Date Posted: 2005-04-01

A tiny island in Miyako that only weeks ago rejected an plan to merge with its larger neighbor has had a change of heart after its citizens voiced opposition to having a military base nearby.

Irabu Town, which had agreed earlier in the year to merge with Miyako as a costs saving measure as a result of Prime Minister Junichiro Koizumi’s Trinity Reform Plan which goes into effect tomorrow, several weeks ago decided it wanted to remain independent and solicit the Japanese Self Defense Force into establishing a base at Shimoji Jima.

Citizens went into an uproar, forcing the City Assembly to rethink its proposal. After listening to angry constituents, the Assembly cast a new vote reinstating plans to merge with Miyako. The Assembly members were surprised at the vocal opposition, thinking they’d made decisions their citizens wanted. Thirteen Assembly members voted against having a military base at Shimoji, while four others continue to support the plan.

An unprecedented town meeting led to reconsidering the merger plan. The Miyako Jima Union Committee, headed by Chairman Akira Ishimine, Hirara City Mayor, led the fight to get Irabu Town back into the fold. The emergency meeting was broadcast on radio and television to insure all Irabu Town residents knew what was happening.

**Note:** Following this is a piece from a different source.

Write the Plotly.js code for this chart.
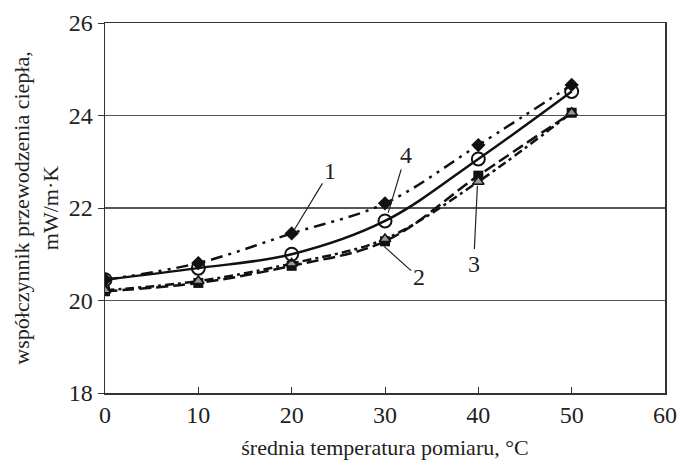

Fukushima Masaharu, the local group chairman opposed to the base idea said “the town’s future must be decided by ourselves. We have to remember this island is to be protected by our hands.”

Uechi Kei, Vice Chairman at the Shimoji Jima Airport Facility Union Association warns it can still happen though. “Yes, the Assembly has voted not to bring the military base to Shimoji, but you never know about the Japanese government. It can still bring the base, so we have to fight with the government until it gives up.”

Reinstating the merger plan came only days before the March 31st deadline. Starting April 1st, the new Japan fiscal year, the central government is to cut subsidies and special treatment monies across Japan. With the merger, cost saving measures can be applied to the southern Okinawa islands.

For a brief period, the Irabu Town Assembly had thought it would be better off financially to support having a military base, and receiving the high revenues it would bring.